READS OF THE YEAR 2017: Andrew Rubens
Daniel Everett Don’t Sleep, There are Snakes: Life and Language in the Amazonian Jungle
As a translator, I find the nuts and bolts of linguistics fascinating, but I am ambivalent about the discipline in the abstract. The concept of a purely scientific study of language seems inherently absurd to me. In recent years the field has tentatively begun to breathe a little more, beyond the rather airless confines of the Chomskyian edifice. Daniel Everett’s astonishing book brims with adventure. Somehow he manages to combine important linguistic research in the Amazon with a gripping narrative and meditations on existence. This is no colonial tale. Everett’s encounter with the Pirahã Indians of the rainforest is told as a reflection on the hubris of not only the scientist but also the missionary. Over the course of his life among the tribe – he became the first outsider ever to learn their language – Everett gradually goes along a journey of empathy towards his subjects which causes him to lose his Christian faith, as well as his faith in universal grammar. But he also avoids patronising ‘noble savage’ conclusions. Although he clearly states that the people he meets have cultural lessons to teach ‘modern civilisation’, he does not shy away from uncomfortable truths. The result is a unique story which broadens the scope of human culture in all its complexity, not least at the point where language and life meet.
Stanisław Lem The Star Diaries, translated by Michael Kandel
As an unabashed sci-fi reader, I am more than familiar with the complaint that its practitioners are confined to the ghetto of genre. Without much of a push I could choose an Ursula LeGuin book as my read of the year more years than not, yet (perhaps with the exception of her key short story ‘Omelas’) she is criminally under-read outside of sci-fi and fantasy communities. I don’t often confront myself with the ‘why’ of this grievance. Perhaps one reason is that sci-fi is not, in one sense, a modern development, but rather the continuation of centuries of ‘fantastic’ writing and, ultimately, fairy tales, which do not sit easily within the canon of literature. After reading The Star Diaries, however, I bumped up short in bewilderment at the arbitrariness of genre. Lem’s closest peer is surely Italo Calvino, and the Diaries should sit joyously alongside the Cosmicomics. Yet for all the respect he has garnered Lem remains a space oddity, while Calvino, and, say, Jonathan Swift, are ‘world writers’. This is not a plea to take Lem ‘seriously’, but simply to read his work. It’s often hilarious and usually thought-provoking.

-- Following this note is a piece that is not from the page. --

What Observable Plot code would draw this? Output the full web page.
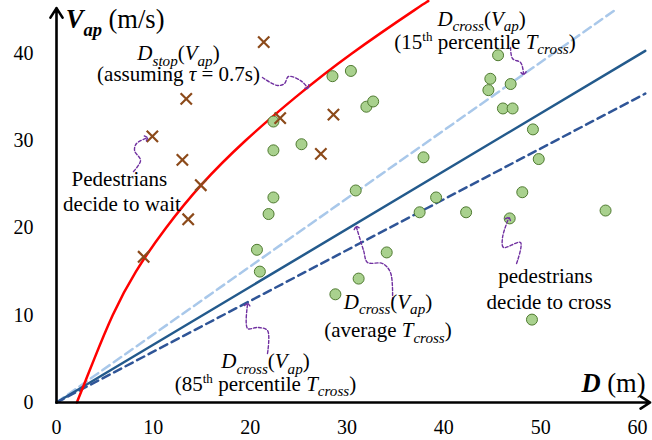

Clarice Lispector Collected Stories, translated by Katrina Dodson
I was gifted this book near the beginning of the year, and still haven’t finished it. Lispector’s stories are so unlike anything I have read before that after finishing one or two I have to put the book down and leave it for a while. They are also deeply unsettling in a way that is difficult to articulate. Often sparse in setting and plot, their language and directness leads the reader to begin to have their own thoughts tangled with those of the characters. I sympathise with Katrina Dodson, who has done an admirable job with writing which seems to have already contorted itself to breaking point. A contemporary of Joyce (she ‘looked like Marlene Dietrich and wrote like Virginia Woolf’, according to translator Gregory Rabassa), Lispector deserves to be spoken of in the same breath as suchlike, and arrived at her stylistic developments quite independently. Another canon-breaker, and a revelation.